Cage of Ghosts was deservedly winner of the 2019 New South Wales Regional and Community History Prize. The judges remarked:

Cage of Ghosts … is a subtle exploration of the way that thousands of years of Indigenous history are both visible, and hidden, in Australian landscapes. It is a formidably documented study with the power to reshape how we see the places where we live. Jon Rhodes evokes a multilayered country whose meanings have been shaped by the ancient cultures of First Nations peoples, but also by the complex, tragic history of settler colonialism.

Copyright Keith Vincent Smith 2020


Portrait of a New Zealand Man October 1769
Sydney Parkinson (1745-1771) Pen and wash
Add.Ms23920 f55
British Library, London

Keith Vincent Smith

At 2 p.m on 8 October 1769 a 12-year-old cabin boy named Nicholas Young shouts ‘Land’ from the masthead of HM Bark Endeavour. James Cook names it  ‘Young Nick’s Head’. The English ship has reached the north island of the country named New Zealand in 1642 by the Dutch explorer Abel Tasman, who never attempted a landing.

Next morning the ship sails into an open bay and anchors off the mouth of a small river, the Turanganui, near present Gisborne. Cook goes ashore without Tupaia.

The coxswain fires twice over the heads of ‘natives’ who threaten four ship’s boys guarding a yawl. The third shot kills Te Maro, a Ngāti Oneone leader who is probably making a ceremonial challenge which the Europeans think is an attack.

Joseph Banks writes :

The native was shot through the heart. He was a middling-sized man, tattowed on one cheek only in spiral lines very regularly formed. He was covered with a fine cloth of a manufacture totally new to us … His hair was also tied in a knot on the top of his head, but with no feather stuck in it. His complexion was brown, but not very dark.

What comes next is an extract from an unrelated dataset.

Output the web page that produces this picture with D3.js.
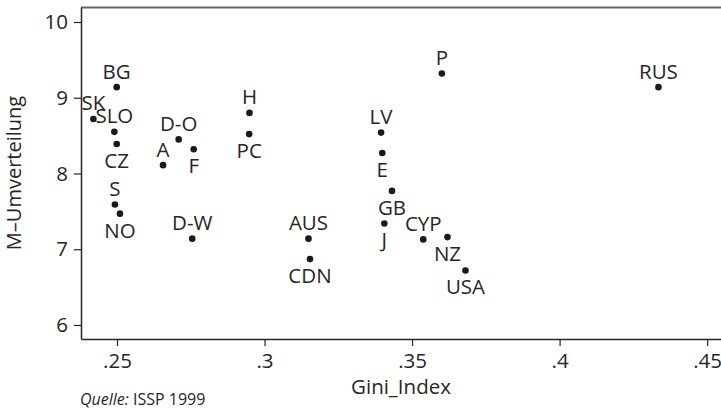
<!DOCTYPE html>
<html>
<head>
<meta charset="utf-8">
<script src="https://cdn.jsdelivr.net/npm/d3@7"></script>
<style>
  html, body { margin: 0; padding: 0; background: #fff; }
  svg { display: block; font-family: "Open Sans", sans-serif; }
</style>
</head>
<body>
<svg id="chart" width="721" height="409"></svg>
<script>
// ---- data ----
const countries = ["BG","SK","SLO","CZ","D-O","F","A","S","NO","D-W","H","PC","AUS","CDN","P","LV","E","GB","J","CYP","NZ","USA","RUS"];
const gini      = [0.2499,0.2420,0.2491,0.2499,0.2709,0.2760,0.2656,0.2493,0.2510,0.2755,0.2949,0.2948,0.3149,0.3154,0.3601,0.3395,0.3399,0.3432,0.3406,0.3538,0.3620,0.3681,0.4335];
const umvert    = [9.14,8.72,8.55,8.39,8.45,8.32,8.11,7.59,7.47,7.14,8.80,8.52,7.14,6.87,9.32,8.54,8.27,7.77,7.34,7.13,7.16,6.72,9.14];
const labelPos  = ["above","above","above","below","above","below","above","above","below","above","above","below","above","below","above","above","below","below","below","above","below","below","above"];
const xTicks = [0.25, 0.30, 0.35, 0.40, 0.45];
const yTicks = [6, 7, 8, 9, 10];
const xTitle = "Gini_Index";
const yTitle = "M\u2013Umverteilung";
const note = ["Quelle:", " ISSP 1999"];

(function () {
const points = countries.map((c, i) => ({ name: c, x: gini[i], y: umvert[i], pos: labelPos[i] }));

// ---- layout ----
const svg = d3.select("#chart");
const pl = 81, pr = 721, pt = 7, pb = 339;
const x = d3.scaleLinear().domain([0.2378, 0.4547]).range([pl, pr]);
const y = d3.scaleLinear().domain([5.815, 10.198]).range([pb, pt]);
const ink = "#262626";
const fs = 20.5;

svg.append("line")
  .attr("x1", pl).attr("x2", pr).attr("y1", pt + 0.5).attr("y2", pt + 0.5)
  .attr("stroke", "#666").attr("stroke-width", 2);

const fmtX = d => d3.format(".2~f")(d).replace(/^0/, "");
const gx = svg.append("g").attr("transform", `translate(0,${pb})`)
  .call(d3.axisBottom(x).tickValues(xTicks).tickFormat(fmtX).tickSize(7).tickPadding(7).tickSizeOuter(0));
gx.select(".domain").attr("stroke", ink).attr("stroke-width", 1.5);
gx.selectAll(".tick line").attr("stroke", ink).attr("stroke-width", 1.2);
gx.selectAll(".tick text").attr("fill", ink).attr("font-size", fs).attr("font-family", "Open Sans");

const gy = svg.append("g").attr("transform", `translate(${pl},0)`)
  .call(d3.axisLeft(y).tickValues(yTicks).tickFormat(d3.format("d")).tickSize(7).tickPadding(6).tickSizeOuter(0));
gy.select(".domain").attr("stroke", ink).attr("stroke-width", 1.5);
gy.selectAll(".tick line").attr("stroke", ink).attr("stroke-width", 1.2);
gy.selectAll(".tick text").attr("fill", ink).attr("font-size", fs).attr("font-family", "Open Sans");

svg.append("text")
  .attr("x", (pl + pr) / 2).attr("y", 394)
  .attr("text-anchor", "middle").attr("fill", ink).attr("font-size", fs)
  .text(xTitle);
svg.append("text")
  .attr("transform", `translate(21,173) rotate(-90)`)
  .attr("text-anchor", "middle").attr("fill", ink).attr("font-size", 20)
  .text(yTitle);

svg.append("g").selectAll("circle").data(points).join("circle")
  .attr("cx", d => x(d.x)).attr("cy", d => y(d.y)).attr("r", 3.3)
  .attr("fill", "#1a1a1a");

svg.append("g").selectAll("text").data(points).join("text")
  .attr("x", d => x(d.x))
  .attr("y", d => d.pos === "above" ? y(d.y) - 8.5 : y(d.y) + 24)
  .attr("text-anchor", "middle").attr("fill", ink).attr("font-size", fs)
  .text(d => d.name);

const t = svg.append("text").attr("x", 80).attr("y", 405).attr("fill", ink).attr("font-size", 16);
t.append("tspan").attr("font-style", "italic").text(note[0]);
t.append("tspan").text(note[1]);
})();
</script>
</body>
</html>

After his experience in the Polynesian islands Cook intends to barter iron goods for food and water. He takes Tupaia and a troop of red coated armed marines with him when he lands the next day.

The manner in which the New Zealand Warriors defy their Enemies
Richard Godfrey after Sydney Parkinson
Plate 17 in A journal of a voyage to the South Seas, in his Majesty’s ship the Endeavour,
London, 1784

A hostile group of Maori assemble on the far side of the river, heavily armed with lances, spears and pata (stone clubs). They perform a haka, poking out their tongues in defiance. Tupaia calls out in Tahitian and finds that he is able to understand them, as ship’s surgeon William Monkhouse recounts.

We found they understood his language. A long conversation ensued, which seemd to consist on their part of inquirys whence we came, of complaining that we had killed one of their people, and of many expressions of doubt of our friendship – their pronunciation was very guttural, however Tupia understood them …

One brave Maori swims across the river and greets Cook with a hongi (pressing noses). Soon a crowd around the strangers attempt to snatch their weapons and Joseph Banks wounds a man with small shot when he seizes a ‘hanger’ or short sword from astronomer Charles Green. Te Rakau, a powerful chief of the Rongowhakaata, is killed by a musket ball fired by Surgeon Monkhouse, while others are wounded.

Later that day Endeavour crewmen open fire on a waka (canoe), intending to capture the men on board to gain their friendship. Four Māori are killed during this incident and three youths are captured, taken on the ship, fed and given gifts, but later landed ashore.

In the six months it will take to chart the two islands of Aotearoa, Tupaia becomes a vital interpreter and negotiator between the English and the Maori, who revere him as a tohunga or high priest from their ancestral homeland Hawaiki.

HM Bark Endeavour sails out of the bay on Thursday 12 October. Cook names Tūranganui-a-Kiwa ‘Poverty Bay’ because ‘it afforded no one thing we wanted’.

In two days and 14 hours Cook’s crew have shot and killed six Maori warriors and wounded many more.